Can you write out all the lines word for word, with no pictures?

Source excerpt.
>> BEGIN

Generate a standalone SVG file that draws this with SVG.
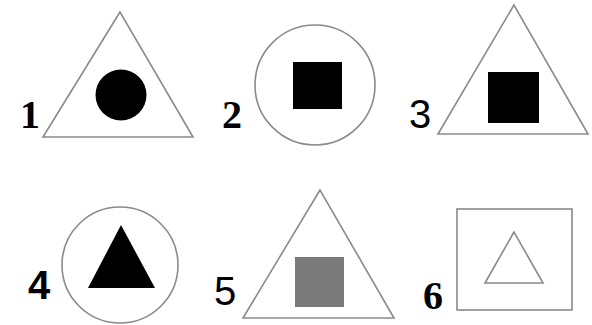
<svg xmlns="http://www.w3.org/2000/svg" width="592" height="325" viewBox="0 0 592 325">
<style>
.o{fill:#fff;stroke:#8a8a8a;stroke-width:1.6}
.f{fill:#000}
.g{fill:#7a7a7a}
.l{font-size:40px;fill:#000}
.sf{font-family:"Liberation Serif",serif;font-weight:bold}
.ss{font-family:"Liberation Sans",sans-serif}
.sb{font-family:"Liberation Sans",sans-serif;font-weight:bold}
</style>
<rect width="592" height="325" fill="#fff"/>
<g id="n1">
<polygon class="o" points="120,12 43,137 193,137"/>
<circle class="f" cx="121" cy="95" r="25.5"/>
<text class="l sf" x="20" y="128">1</text>
</g>
<g id="n2">
<circle class="o" cx="315" cy="85" r="60"/>
<rect class="f" x="293" y="62" width="49" height="47"/>
<text class="l sf" x="222" y="128">2</text>
</g>
<g id="n3">
<polygon class="o" points="514,5 438,134 588,134"/>
<rect class="f" x="488" y="72" width="51" height="51"/>
<text class="l ss" x="409" y="128">3</text>
</g>
<g id="n4">
<circle class="o" cx="120" cy="265" r="58"/>
<polygon class="f" points="121,225 88,288 155,288"/>
<text class="l sb" x="28" y="299">4</text>
</g>
<g id="n5">
<polygon class="o" points="320,190 243,318 394,318"/>
<rect class="g" x="295" y="257" width="49" height="50"/>
<text class="l ss" x="214" y="305">5</text>
</g>
<g id="n6">
<rect class="o" x="457" y="209" width="115" height="101"/>
<polygon class="o" points="514,232 485,283 543,283"/>
<text class="l sf" x="423" y="309">6</text>
</g>
<g id="connectors"/>
</svg>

>> END

Solution for this exercise.
Generate a standalone SVG file that draws this with SVG.
<svg xmlns="http://www.w3.org/2000/svg" width="592" height="325" viewBox="0 0 592 325">
<style>
.o{fill:#fff;stroke:#8a8a8a;stroke-width:1.6}
.f{fill:#000}
.g{fill:#7a7a7a}
.l{font-size:40px;fill:#000}
.sf{font-family:"Liberation Serif",serif;font-weight:bold}
.ss{font-family:"Liberation Sans",sans-serif}
.sb{font-family:"Liberation Sans",sans-serif;font-weight:bold}
</style>
<rect width="592" height="325" fill="#fff"/>
<g id="n1">
<polygon class="o" points="120,12 43,137 193,137"/>
<circle class="f" cx="121" cy="95" r="25.5"/>
<text class="l sf" x="20" y="128">1</text>
</g>
<g id="n2">
<circle class="o" cx="315" cy="85" r="60"/>
<rect class="f" x="293" y="62" width="49" height="47"/>
<text class="l sf" x="222" y="128">2</text>
</g>
<g id="n3">
<polygon class="o" points="514,5 438,134 588,134"/>
<rect class="f" x="488" y="72" width="51" height="51"/>
<text class="l ss" x="409" y="128">3</text>
</g>
<g id="n4">
<circle class="o" cx="120" cy="265" r="58"/>
<polygon class="f" points="121,225 88,288 155,288"/>
<text class="l sb" x="28" y="299">4</text>
</g>
<g id="n5">
<polygon class="o" points="320,190 243,318 394,318"/>
<rect class="g" x="295" y="257" width="49" height="50"/>
<text class="l ss" x="214" y="305">5</text>
</g>
<g id="n6">
<rect class="o" x="457" y="209" width="115" height="101"/>
<polygon class="o" points="514,232 485,283 543,283"/>
<text class="l sf" x="423" y="309">6</text>
</g>
<g id="connectors"/>
</svg>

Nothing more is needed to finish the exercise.